▶ _AIM OF THE EXERCISE_: Can you write out all the lines word for word, with no pictures?

▶ _PROVIDED DATA_:
= = = = =

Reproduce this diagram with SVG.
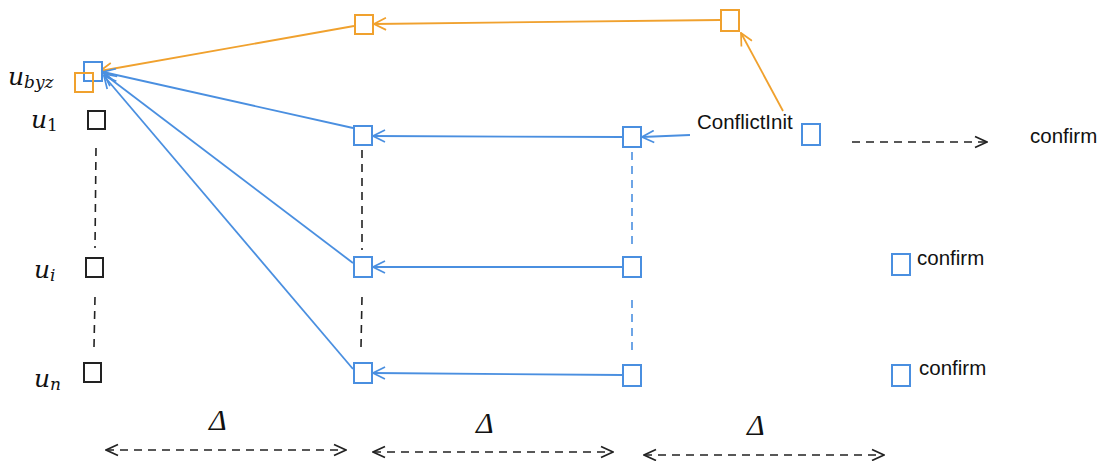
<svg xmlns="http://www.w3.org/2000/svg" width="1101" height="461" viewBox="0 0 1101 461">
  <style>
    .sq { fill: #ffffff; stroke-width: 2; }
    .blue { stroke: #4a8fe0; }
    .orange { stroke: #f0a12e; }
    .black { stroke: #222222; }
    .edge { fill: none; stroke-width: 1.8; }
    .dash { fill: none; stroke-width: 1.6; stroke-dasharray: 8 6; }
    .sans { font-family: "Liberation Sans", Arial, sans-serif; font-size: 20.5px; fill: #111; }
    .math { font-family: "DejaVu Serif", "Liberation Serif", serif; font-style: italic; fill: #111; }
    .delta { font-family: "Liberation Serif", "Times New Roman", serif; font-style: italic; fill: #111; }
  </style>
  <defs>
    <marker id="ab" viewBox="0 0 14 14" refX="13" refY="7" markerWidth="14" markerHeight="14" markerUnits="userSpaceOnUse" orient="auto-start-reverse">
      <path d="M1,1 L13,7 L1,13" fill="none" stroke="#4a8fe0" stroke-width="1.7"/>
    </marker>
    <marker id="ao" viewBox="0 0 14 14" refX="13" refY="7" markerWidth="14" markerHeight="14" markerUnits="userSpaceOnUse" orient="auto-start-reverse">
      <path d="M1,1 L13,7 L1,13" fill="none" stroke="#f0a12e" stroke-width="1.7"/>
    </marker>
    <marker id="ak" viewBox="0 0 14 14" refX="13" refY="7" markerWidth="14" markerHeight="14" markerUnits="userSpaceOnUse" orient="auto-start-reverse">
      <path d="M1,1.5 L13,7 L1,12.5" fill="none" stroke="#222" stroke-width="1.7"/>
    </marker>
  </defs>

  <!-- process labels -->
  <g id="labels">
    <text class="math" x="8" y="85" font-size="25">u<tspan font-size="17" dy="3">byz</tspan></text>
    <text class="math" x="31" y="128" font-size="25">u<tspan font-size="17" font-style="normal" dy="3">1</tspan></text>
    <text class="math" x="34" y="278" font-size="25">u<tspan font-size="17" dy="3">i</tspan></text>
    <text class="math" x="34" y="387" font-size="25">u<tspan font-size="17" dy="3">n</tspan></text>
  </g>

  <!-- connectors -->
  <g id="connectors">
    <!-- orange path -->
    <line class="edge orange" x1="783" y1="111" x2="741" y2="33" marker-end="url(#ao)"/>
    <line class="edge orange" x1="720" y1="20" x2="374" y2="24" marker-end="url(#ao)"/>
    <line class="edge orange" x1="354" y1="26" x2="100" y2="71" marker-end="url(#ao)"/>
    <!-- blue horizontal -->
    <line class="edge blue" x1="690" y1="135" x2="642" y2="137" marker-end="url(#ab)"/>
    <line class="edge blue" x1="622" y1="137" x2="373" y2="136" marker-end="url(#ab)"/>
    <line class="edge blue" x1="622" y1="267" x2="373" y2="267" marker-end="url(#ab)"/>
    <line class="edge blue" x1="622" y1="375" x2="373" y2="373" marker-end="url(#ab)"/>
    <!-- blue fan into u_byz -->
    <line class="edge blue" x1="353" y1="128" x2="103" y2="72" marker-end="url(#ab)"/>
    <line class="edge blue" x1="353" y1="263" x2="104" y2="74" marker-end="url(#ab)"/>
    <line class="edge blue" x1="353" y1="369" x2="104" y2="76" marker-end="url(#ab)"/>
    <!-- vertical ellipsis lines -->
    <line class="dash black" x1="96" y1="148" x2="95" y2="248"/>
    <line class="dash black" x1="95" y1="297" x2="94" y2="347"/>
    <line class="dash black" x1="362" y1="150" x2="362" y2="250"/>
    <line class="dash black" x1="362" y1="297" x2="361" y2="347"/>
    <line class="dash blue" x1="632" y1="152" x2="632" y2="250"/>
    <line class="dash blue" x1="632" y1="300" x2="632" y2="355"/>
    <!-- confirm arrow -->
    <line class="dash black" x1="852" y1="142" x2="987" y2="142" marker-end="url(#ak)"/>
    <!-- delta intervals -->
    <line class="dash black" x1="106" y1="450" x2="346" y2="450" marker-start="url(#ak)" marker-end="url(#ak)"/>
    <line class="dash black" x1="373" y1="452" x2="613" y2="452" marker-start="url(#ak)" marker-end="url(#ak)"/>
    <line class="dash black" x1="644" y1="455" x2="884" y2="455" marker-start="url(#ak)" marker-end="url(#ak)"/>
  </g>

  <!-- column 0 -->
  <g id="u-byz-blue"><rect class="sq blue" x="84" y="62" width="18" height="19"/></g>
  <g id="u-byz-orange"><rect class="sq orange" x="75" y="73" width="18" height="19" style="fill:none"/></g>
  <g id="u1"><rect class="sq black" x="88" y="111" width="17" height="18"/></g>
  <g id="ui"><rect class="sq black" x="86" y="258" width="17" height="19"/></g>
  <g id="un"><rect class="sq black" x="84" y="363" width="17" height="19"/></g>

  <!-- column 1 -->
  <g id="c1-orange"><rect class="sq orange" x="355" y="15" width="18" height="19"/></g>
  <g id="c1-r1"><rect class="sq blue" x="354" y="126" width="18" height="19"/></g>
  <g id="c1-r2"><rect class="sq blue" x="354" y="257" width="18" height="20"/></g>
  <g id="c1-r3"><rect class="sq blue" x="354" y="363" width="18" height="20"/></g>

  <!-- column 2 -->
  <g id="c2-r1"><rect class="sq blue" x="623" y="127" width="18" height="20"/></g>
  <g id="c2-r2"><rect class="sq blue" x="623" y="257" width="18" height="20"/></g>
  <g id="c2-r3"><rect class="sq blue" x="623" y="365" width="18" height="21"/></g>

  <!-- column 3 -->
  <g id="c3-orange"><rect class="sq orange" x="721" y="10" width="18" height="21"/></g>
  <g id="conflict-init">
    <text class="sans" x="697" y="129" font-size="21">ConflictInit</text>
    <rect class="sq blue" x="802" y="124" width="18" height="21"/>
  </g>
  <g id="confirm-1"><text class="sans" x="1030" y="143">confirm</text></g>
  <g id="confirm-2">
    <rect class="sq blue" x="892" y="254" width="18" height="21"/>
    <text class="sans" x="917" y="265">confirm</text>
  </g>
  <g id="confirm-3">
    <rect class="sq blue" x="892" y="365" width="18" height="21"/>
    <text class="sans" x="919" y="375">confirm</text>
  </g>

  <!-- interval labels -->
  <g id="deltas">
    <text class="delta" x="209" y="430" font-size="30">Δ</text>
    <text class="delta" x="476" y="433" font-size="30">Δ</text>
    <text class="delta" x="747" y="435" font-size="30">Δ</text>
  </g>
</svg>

= = = = =

▶ _EXERCISE OUTPUT_:
Reproduce this diagram with SVG.
<svg xmlns="http://www.w3.org/2000/svg" width="1101" height="461" viewBox="0 0 1101 461">
  <style>
    .sq { fill: #ffffff; stroke-width: 2; }
    .blue { stroke: #4a8fe0; }
    .orange { stroke: #f0a12e; }
    .black { stroke: #222222; }
    .edge { fill: none; stroke-width: 1.8; }
    .dash { fill: none; stroke-width: 1.6; stroke-dasharray: 8 6; }
    .sans { font-family: "Liberation Sans", Arial, sans-serif; font-size: 20.5px; fill: #111; }
    .math { font-family: "DejaVu Serif", "Liberation Serif", serif; font-style: italic; fill: #111; }
    .delta { font-family: "Liberation Serif", "Times New Roman", serif; font-style: italic; fill: #111; }
  </style>
  <defs>
    <marker id="ab" viewBox="0 0 14 14" refX="13" refY="7" markerWidth="14" markerHeight="14" markerUnits="userSpaceOnUse" orient="auto-start-reverse">
      <path d="M1,1 L13,7 L1,13" fill="none" stroke="#4a8fe0" stroke-width="1.7"/>
    </marker>
    <marker id="ao" viewBox="0 0 14 14" refX="13" refY="7" markerWidth="14" markerHeight="14" markerUnits="userSpaceOnUse" orient="auto-start-reverse">
      <path d="M1,1 L13,7 L1,13" fill="none" stroke="#f0a12e" stroke-width="1.7"/>
    </marker>
    <marker id="ak" viewBox="0 0 14 14" refX="13" refY="7" markerWidth="14" markerHeight="14" markerUnits="userSpaceOnUse" orient="auto-start-reverse">
      <path d="M1,1.5 L13,7 L1,12.5" fill="none" stroke="#222" stroke-width="1.7"/>
    </marker>
  </defs>

  <!-- process labels -->
  <g id="labels">
    <text class="math" x="8" y="85" font-size="25">u<tspan font-size="17" dy="3">byz</tspan></text>
    <text class="math" x="31" y="128" font-size="25">u<tspan font-size="17" font-style="normal" dy="3">1</tspan></text>
    <text class="math" x="34" y="278" font-size="25">u<tspan font-size="17" dy="3">i</tspan></text>
    <text class="math" x="34" y="387" font-size="25">u<tspan font-size="17" dy="3">n</tspan></text>
  </g>

  <!-- connectors -->
  <g id="connectors">
    <!-- orange path -->
    <line class="edge orange" x1="783" y1="111" x2="741" y2="33" marker-end="url(#ao)"/>
    <line class="edge orange" x1="720" y1="20" x2="374" y2="24" marker-end="url(#ao)"/>
    <line class="edge orange" x1="354" y1="26" x2="100" y2="71" marker-end="url(#ao)"/>
    <!-- blue horizontal -->
    <line class="edge blue" x1="690" y1="135" x2="642" y2="137" marker-end="url(#ab)"/>
    <line class="edge blue" x1="622" y1="137" x2="373" y2="136" marker-end="url(#ab)"/>
    <line class="edge blue" x1="622" y1="267" x2="373" y2="267" marker-end="url(#ab)"/>
    <line class="edge blue" x1="622" y1="375" x2="373" y2="373" marker-end="url(#ab)"/>
    <!-- blue fan into u_byz -->
    <line class="edge blue" x1="353" y1="128" x2="103" y2="72" marker-end="url(#ab)"/>
    <line class="edge blue" x1="353" y1="263" x2="104" y2="74" marker-end="url(#ab)"/>
    <line class="edge blue" x1="353" y1="369" x2="104" y2="76" marker-end="url(#ab)"/>
    <!-- vertical ellipsis lines -->
    <line class="dash black" x1="96" y1="148" x2="95" y2="248"/>
    <line class="dash black" x1="95" y1="297" x2="94" y2="347"/>
    <line class="dash black" x1="362" y1="150" x2="362" y2="250"/>
    <line class="dash black" x1="362" y1="297" x2="361" y2="347"/>
    <line class="dash blue" x1="632" y1="152" x2="632" y2="250"/>
    <line class="dash blue" x1="632" y1="300" x2="632" y2="355"/>
    <!-- confirm arrow -->
    <line class="dash black" x1="852" y1="142" x2="987" y2="142" marker-end="url(#ak)"/>
    <!-- delta intervals -->
    <line class="dash black" x1="106" y1="450" x2="346" y2="450" marker-start="url(#ak)" marker-end="url(#ak)"/>
    <line class="dash black" x1="373" y1="452" x2="613" y2="452" marker-start="url(#ak)" marker-end="url(#ak)"/>
    <line class="dash black" x1="644" y1="455" x2="884" y2="455" marker-start="url(#ak)" marker-end="url(#ak)"/>
  </g>

  <!-- column 0 -->
  <g id="u-byz-blue"><rect class="sq blue" x="84" y="62" width="18" height="19"/></g>
  <g id="u-byz-orange"><rect class="sq orange" x="75" y="73" width="18" height="19" style="fill:none"/></g>
  <g id="u1"><rect class="sq black" x="88" y="111" width="17" height="18"/></g>
  <g id="ui"><rect class="sq black" x="86" y="258" width="17" height="19"/></g>
  <g id="un"><rect class="sq black" x="84" y="363" width="17" height="19"/></g>

  <!-- column 1 -->
  <g id="c1-orange"><rect class="sq orange" x="355" y="15" width="18" height="19"/></g>
  <g id="c1-r1"><rect class="sq blue" x="354" y="126" width="18" height="19"/></g>
  <g id="c1-r2"><rect class="sq blue" x="354" y="257" width="18" height="20"/></g>
  <g id="c1-r3"><rect class="sq blue" x="354" y="363" width="18" height="20"/></g>

  <!-- column 2 -->
  <g id="c2-r1"><rect class="sq blue" x="623" y="127" width="18" height="20"/></g>
  <g id="c2-r2"><rect class="sq blue" x="623" y="257" width="18" height="20"/></g>
  <g id="c2-r3"><rect class="sq blue" x="623" y="365" width="18" height="21"/></g>

  <!-- column 3 -->
  <g id="c3-orange"><rect class="sq orange" x="721" y="10" width="18" height="21"/></g>
  <g id="conflict-init">
    <text class="sans" x="697" y="129" font-size="21">ConflictInit</text>
    <rect class="sq blue" x="802" y="124" width="18" height="21"/>
  </g>
  <g id="confirm-1"><text class="sans" x="1030" y="143">confirm</text></g>
  <g id="confirm-2">
    <rect class="sq blue" x="892" y="254" width="18" height="21"/>
    <text class="sans" x="917" y="265">confirm</text>
  </g>
  <g id="confirm-3">
    <rect class="sq blue" x="892" y="365" width="18" height="21"/>
    <text class="sans" x="919" y="375">confirm</text>
  </g>

  <!-- interval labels -->
  <g id="deltas">
    <text class="delta" x="209" y="430" font-size="30">Δ</text>
    <text class="delta" x="476" y="433" font-size="30">Δ</text>
    <text class="delta" x="747" y="435" font-size="30">Δ</text>
  </g>
</svg>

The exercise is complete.